Es muss ein Ende haben mit dem organisatorischen Perfektionismus, der Kleinkariertheit der Macher, dem starren Blick des Sportes auf das Fernsehen, nach dessen Minutenplan sich eine Olympiakandidaten-Wahl auszurichten hat – bitte den nächsten Wahlgang erst in zehn Minuten, weil das Fernsehen noch Werbeeinblendungen vornehmen muss! Bitte den Umschlag mit der gewählten Bewerberstadt nochmals an den Kanzler, weil das Fernsehen noch nicht bereit ist! – den Hahnenkämpfen zwischen NOK und DSB, dem provinziellen Stromabschalten bei der Präsentation des Weltbürgers Sir Peter Ustinov, der für das Image eines deutschen Olympiabewerbers, wer auch immer das sein mag, mehr tun kann als jeder Zahlengigantismus. Verwalter, Buchhalter und Bürokraten zurück an die Schreibtische, in die Schreibstuben, Visionäre nach vorn!
Idee von Olympia
Warum wird in München keine "Idee von Olympia", von der Deutschland als Bewerber ausgeht, rübergebracht, sondern die Moderation auf die Ebene einer Hitparade heruntergezogen? Warum präsentiert das NOK keine Olympia-Vision, sondern punktgenau die nächste Bewerber-Präsentation? Werbung und der Minuten-Takt bestimmen die Bewerbung, die Zukunft einer ganzen Sportregion, einer ganzen Sportnation. Schade! Chance verpasst heißt, die nächste Chance nutzen.

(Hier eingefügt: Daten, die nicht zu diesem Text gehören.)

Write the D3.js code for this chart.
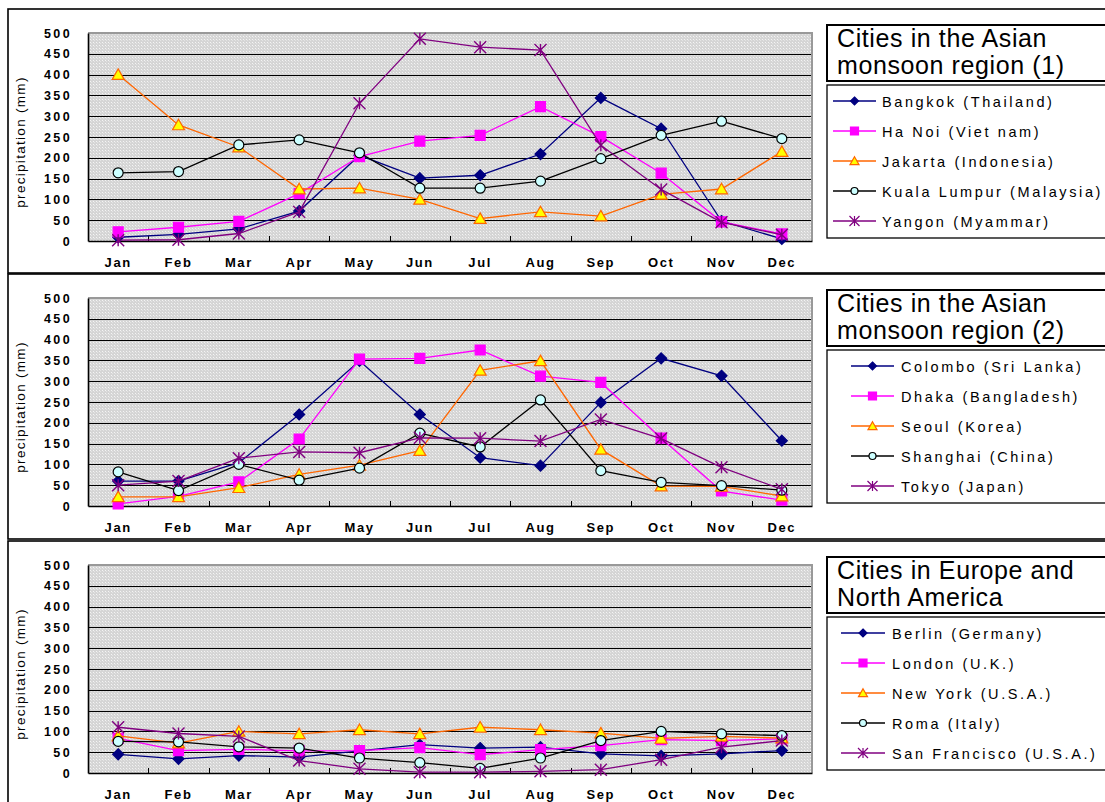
<!DOCTYPE html>
<html>
<head>
<meta charset="utf-8">
<script src="https://cdn.jsdelivr.net/npm/d3@7"></script>
<style>
  body { margin: 0; background: #fff; }
  svg { display: block; font-family: "Liberation Sans", Arial, sans-serif; }
</style>
</head>
<body>
<svg id="chart" width="1105" height="802"></svg>
<script>
// Monthly precipitation (mm)
const months = ["Jan", "Feb", "Mar", "Apr", "May", "Jun", "Jul", "Aug", "Sep", "Oct", "Nov", "Dec"];
const yTicks = [0, 50, 100, 150, 200, 250, 300, 350, 400, 450, 500];

// Asian monsoon region (1)
const bangkok      = [9, 16, 29, 72, 206, 151, 158, 209, 344, 270, 48, 5];
const hanoi        = [22, 33, 47, 114, 203, 240, 254, 323, 251, 163, 46, 17];
const jakarta      = [400, 279, 226, 125, 127, 100, 54, 70, 60, 112, 125, 215];
const kualaLumpur  = [164, 167, 231, 243, 212, 127, 127, 144, 198, 254, 288, 246];
const yangon       = [2, 3, 18, 70, 331, 486, 466, 459, 230, 124, 45, 15];

// Asian monsoon region (2)
const colombo      = [60, 60, 104, 220, 349, 220, 116, 97, 249, 355, 313, 157];
const dhaka        = [5, 23, 58, 161, 353, 355, 375, 312, 297, 163, 36, 14];
const seoul        = [22, 22, 44, 76, 98, 133, 326, 349, 136, 48, 47, 24];
const shanghai     = [82, 37, 100, 62, 91, 175, 142, 255, 85, 57, 49, 38];
const tokyo        = [50, 60, 115, 130, 128, 164, 163, 156, 208, 162, 93, 40];

// Europe and North America
const berlin       = [45, 34, 42, 38, 53, 68, 60, 62, 46, 41, 46, 54];
const london       = [83, 54, 57, 53, 54, 61, 44, 56, 66, 80, 78, 82];
const newYork      = [89, 72, 100, 94, 104, 94, 110, 104, 96, 83, 88, 84];
const roma         = [76, 75, 63, 60, 36, 25, 11, 36, 78, 100, 94, 90];
const sanFrancisco = [110, 95, 88, 30, 10, 2, 2, 4, 8, 32, 62, 78];

const titles1 = ["Cities in the Asian", "monsoon region (1)"];
const titles2 = ["Cities in the Asian", "monsoon region (2)"];
const titles3 = ["Cities in Europe and", "North America"];

const cities1 = ["Bangkok (Thailand)", "Ha Noi (Viet nam)", "Jakarta (Indonesia)", "Kuala Lumpur (Malaysia)", "Yangon (Myammar)"];
const cities2 = ["Colombo (Sri Lanka)", "Dhaka (Bangladesh)", "Seoul (Korea)", "Shanghai (China)", "Tokyo (Japan)"];
const cities3 = ["Berlin (Germany)", "London (U.K.)", "New York (U.S.A.)", "Roma (Italy)", "San Francisco (U.S.A.)"];

const yLabel = "precipitation (mm)";

// ---- styling / layout ----
const seriesStyles = [
  { line: "#000080", marker: "diamond",  fill: "#000080", stroke: "#000080" },
  { line: "#ff00ff", marker: "square",   fill: "#ff00ff", stroke: "#ff00ff" },
  { line: "#ff6600", marker: "triangle", fill: "#ffff00", stroke: "#ff6600" },
  { line: "#000000", marker: "circle",   fill: "#ccffff", stroke: "#000000" },
  { line: "#800080", marker: "asterisk", fill: "none",    stroke: "#800080" }
];

const panels = [
  { off: 0,   frame: [9, 273],   titles: titles1, names: cities1, data: [bangkok, hanoi, jakarta, kualaLumpur, yangon], legLine: [833, 876], legText: 882 },
  { off: 265, frame: [274, 539], titles: titles2, names: cities2, data: [colombo, dhaka, seoul, shanghai, tokyo],        legLine: [851, 894], legText: 901 },
  { off: 532, frame: [541, 830], titles: titles3, names: cities3, data: [berlin, london, newYork, roma, sanFrancisco],    legLine: [841, 885], legText: 892 }
];

const plotLeft = 88, plotRight = 812, plotTop = 33, plotBottom = 241;

function markerPath(type, s) {
  const h = s / 2;
  switch (type) {
    case "diamond":  return `M0,${-h}L${h},0L0,${h}L${-h},0Z`;
    case "square":   return `M${-h},${-h}H${h}V${h}H${-h}Z`;
    case "triangle": return `M0,${-h * 0.95}L${h},${h * 0.8}L${-h},${h * 0.8}Z`;
    case "circle":   return `M${h},0A${h},${h} 0 1 1 ${-h},0A${h},${h} 0 1 1 ${h},0Z`;
    case "asterisk": return `M${-h},${-h}L${h},${h}M${-h},${h}L${h},${-h}M0,${-h}L0,${h}`;
  }
}
const plotMarkerSize = { diamond: 11, square: 10, triangle: 12, circle: 10, asterisk: 12 };
const legendMarkerSize = { diamond: 8, square: 8, triangle: 9, circle: 7, asterisk: 10 };

const svg = d3.select("#chart");
const defs = svg.append("defs");
const pat = defs.append("pattern")
  .attr("id", "dots").attr("width", 3).attr("height", 3)
  .attr("patternUnits", "userSpaceOnUse");
pat.append("rect").attr("width", 3).attr("height", 3).attr("fill", "#d5d5d5");
pat.append("rect").attr("width", 1).attr("height", 1).attr("fill", "#f4f4f4");
pat.append("rect").attr("x", 1).attr("y", 1).attr("width", 1).attr("height", 1).attr("fill", "#e4e4e4");

const x = d3.scaleBand().domain(months).range([plotLeft, plotRight]).padding(0);
const cx = m => x(m) + x.bandwidth() / 2;

panels.forEach(p => {
  const g = svg.append("g");
  const y = d3.scaleLinear().domain([0, 500]).range([plotBottom + p.off, plotTop + p.off]);

  // panel frame
  g.append("rect")
    .attr("x", 8).attr("y", p.frame[0])
    .attr("width", 1200).attr("height", p.frame[1] - p.frame[0])
    .attr("fill", "none").attr("stroke", "#000").attr("stroke-width", 1.6);

  // plot background
  g.append("rect")
    .attr("x", plotLeft).attr("y", y(500))
    .attr("width", plotRight - plotLeft).attr("height", y(0) - y(500))
    .attr("fill", "url(#dots)");

  // gridlines
  g.append("g").selectAll("line")
    .data(yTicks.filter(t => t > 0 && t < 500))
    .join("line")
    .attr("x1", plotLeft).attr("x2", plotRight)
    .attr("y1", d => Math.round(y(d)) + 0.5).attr("y2", d => Math.round(y(d)) + 0.5)
    .attr("stroke", "#000").attr("stroke-width", 1);

  // top/right border
  g.append("path")
    .attr("d", `M${plotLeft},${y(500)}H${plotRight}V${y(0)}`)
    .attr("fill", "none").attr("stroke", "#999").attr("stroke-width", 2);

  // y axis
  const ya = g.append("g")
    .attr("transform", `translate(${plotLeft},0)`)
    .call(d3.axisLeft(y).tickValues(yTicks).tickSize(0).tickSizeOuter(0).tickPadding(16));
  ya.select(".domain").attr("stroke", "#000").attr("stroke-width", 1.6);
  ya.selectAll("text")
    .attr("fill", "#000").attr("font-size", 12.5).attr("font-weight", "bold")
    .attr("font-family", "'Liberation Sans', Arial, sans-serif")
    .style("letter-spacing", "2.4px");

  // x axis
  const xa = g.append("g")
    .attr("transform", `translate(0,${y(0)})`)
    .call(d3.axisBottom(x).tickSize(0).tickSizeOuter(0).tickPadding(17));
  xa.select(".domain").attr("stroke", "#000").attr("stroke-width", 1.6);
  xa.selectAll("text")
    .attr("fill", "#000").attr("font-size", 13).attr("font-weight", "bold")
    .attr("font-family", "'Liberation Sans', Arial, sans-serif")
    .style("letter-spacing", "1.6px");

  // category separators on the x axis
  g.append("g").selectAll("line")
    .data(months.slice(1))
    .join("line")
    .attr("x1", d => Math.round(x(d)) + 0.5).attr("x2", d => Math.round(x(d)) + 0.5)
    .attr("y1", y(0)).attr("y2", y(0) - 5)
    .attr("stroke", "#000").attr("stroke-width", 1);

  // y label
  g.append("text")
    .attr("transform", `translate(25,${142 + p.off}) rotate(-90)`)
    .attr("text-anchor", "middle")
    .attr("font-size", 13.5).style("letter-spacing", "1.3px")
    .text(yLabel);

  // series
  p.data.forEach((vals, i) => {
    const st = seriesStyles[i];
    const pts = months.map((m, j) => ({ m, v: vals[j] }));
    const line = d3.line().x(d => cx(d.m)).y(d => y(d.v));
    g.append("path")
      .datum(pts)
      .attr("d", line)
      .attr("fill", "none").attr("stroke", st.line).attr("stroke-width", 1.3);
    g.append("g").selectAll("path")
      .data(pts)
      .join("path")
      .attr("transform", d => `translate(${cx(d.m)},${y(d.v)})`)
      .attr("d", markerPath(st.marker, plotMarkerSize[st.marker]))
      .attr("fill", st.fill).attr("stroke", st.stroke)
      .attr("stroke-width", st.marker === "asterisk" ? 1.4 : 1.2);
  });

  // title box
  g.append("rect")
    .attr("x", 827).attr("y", 25 + p.off).attr("width", 300).attr("height", 56)
    .attr("fill", "#fff").attr("stroke", "#000").attr("stroke-width", 2);
  g.append("g").selectAll("text")
    .data(p.titles)
    .join("text")
    .attr("x", 837).attr("y", (d, i) => 47 + p.off + i * 27)
    .attr("font-size", 25).style("letter-spacing", "0.6px")
    .attr("fill", "#000")
    .text(d => d);

  // legend box
  g.append("rect")
    .attr("x", 827).attr("y", 85 + p.off).attr("width", 300).attr("height", 153)
    .attr("fill", "#fff").attr("stroke", "#000").attr("stroke-width", 1.3);
  const le = g.append("g").selectAll("g")
    .data(p.names)
    .join("g")
    .attr("transform", (d, i) => `translate(0,${101 + p.off + i * 30})`);
  le.append("line")
    .attr("x1", p.legLine[0]).attr("x2", p.legLine[1])
    .attr("stroke", (d, i) => seriesStyles[i].line).attr("stroke-width", 1.3);
  le.append("path")
    .attr("transform", `translate(${(p.legLine[0] + p.legLine[1]) / 2},0)`)
    .attr("d", (d, i) => markerPath(seriesStyles[i].marker, legendMarkerSize[seriesStyles[i].marker]))
    .attr("fill", (d, i) => seriesStyles[i].fill)
    .attr("stroke", (d, i) => seriesStyles[i].stroke)
    .attr("stroke-width", 1.2);
  le.append("text")
    .attr("x", p.legText).attr("y", 5.5)
    .attr("font-size", 14.5).style("letter-spacing", "2.6px")
    .attr("fill", "#000")
    .text(d => d);
});
</script>
</body>
</html>
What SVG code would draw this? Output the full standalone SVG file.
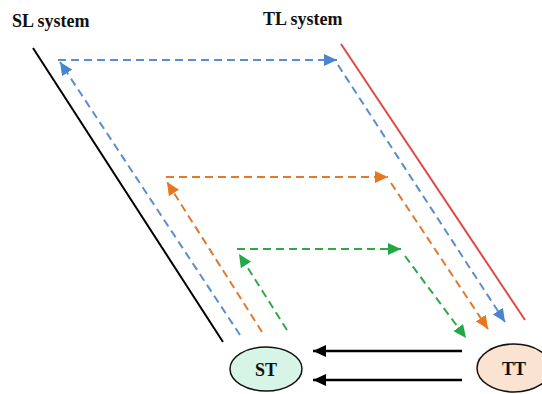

Leipzig ist jetzt die Sporthauptstadt Deutschlands, die Sporthauptstadt aller. Leipzig bietet die einmalige Chance, eine neue Olympia-Idee zu vermitteln. Mit diesem Pfund können und sollen wir wuchern. Wir sollen es als Pfund erkennen. Dann haben wir eine Chance mit Leipzig, für Deutschland und für Olympia.